Als Mitglied der Offenbacher Yeti Jäger gab es auch für mich Gelegenheit meinen Sportkameraden zu applaudieren. Neben Björn Kuttisch (3. Gesamt und 2. AK 20) wurden mit Anja und Diethelm 2 weitere Kuttichs als jeweils 6. Ihrer Altersklasse aufgerufen. Außerdem wurden noch Frank Stephan 6. Gesamt und 3. M40, Uli Amborn als 2. M50 sowie Ursula Stoll als 5. der W50 geehrt.

In der Mannschaftswertung hatte es für uns mal wieder nur zum 2. Platz gereicht. Das lag ohne Zweifel an der überragenden Laufleistung von Jörn Harland, der die Mannschaft von Laufwerk Gelnhausen auch in dieser Wertung zum Sieg verhalf. Seit der Gründung der Yeti Jäger gab es damit für uns in dieser Disziplin regelmäßig den 2. Platz. Und das obwohl die Yetis schon zweimal nicht am Start waren.

Ich schlage deshalb vor, dass wir uns in Offenbacher Yedi Ritter umbenennen. Nicht dass da am Ende noch ein Trauma hängen bleibt ;-)

Ansonsten war der Lauf wieder eine rundum gelungene Veranstaltung.

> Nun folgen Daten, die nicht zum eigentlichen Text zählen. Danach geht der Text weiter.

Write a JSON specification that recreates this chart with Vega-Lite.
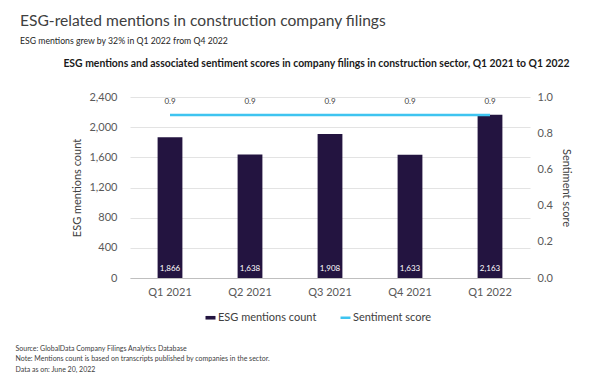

Garmin Fetischisten haben mit größter Verzückung über die Ungenauigkeiten der Streckenanagaben diskutiert, während andere (Kalli Flach) meinten: „Der Lauf war keinen Schritt zu lang“. Vielen Dank den Veranstaltern für die absolut perfekte und liebevolle Organisation.

Ich darf das ruhig sagen, denn ich gehöre nicht zum Orga Team. Auch wenn es viele nicht wissen. Die Webseite ist eine Initiative, die nichts mit der Organistation zu tun hat. Meine einzige Bezahlung ist eine Grußkarte zu Weihnachten.

Scheinbar entsteht jedoch nach außen ein anderer Eindruck. Dies liegt wohl an der Bereitstellung einer Teilnehmerliste und das Konstrukt der Tauschbörse. Deshalb möchte ich diese Gelegenheit nutzen und um Verständnis werben, dass z.B. die Aktualisierung der Teilnehmerlisten manchmal etwas dauerte. Sicher werdet Ihr verstehen, dass mein Job und meine Familie Vorrang haben.

Auch die Tauschbörse kann ich nur anbieten, wenn ich damit keine Arbeit habe. Müsste ich sie pflegen, dann wäre ich gezwungen den Service einzustellen. Das wäre schade, denn allein in diesem Jahr habe ich auf diesem Weg rund 50 Läufern nachträglich zu einer Startnummer verholfen. Doch keine Angst so weit wird es nicht kommen. Ihr solltet nur wissen, dass Ihr auf der Webseite brueder-grimm-lauf.de nicht meine Kunden, sondern gern gesehene Gäste seid.

In diesem Sinne soll es das für dieses Jahr gewesen sein. Ich freu mich auf Euch und den BGL im nächsten Jahr. Dann möchte ich Euch alle fit  und gut trainiert wieder sehen. Vielleicht schaffen wir es dann zum ersten mal über die magische Grenze von 500 Finishern.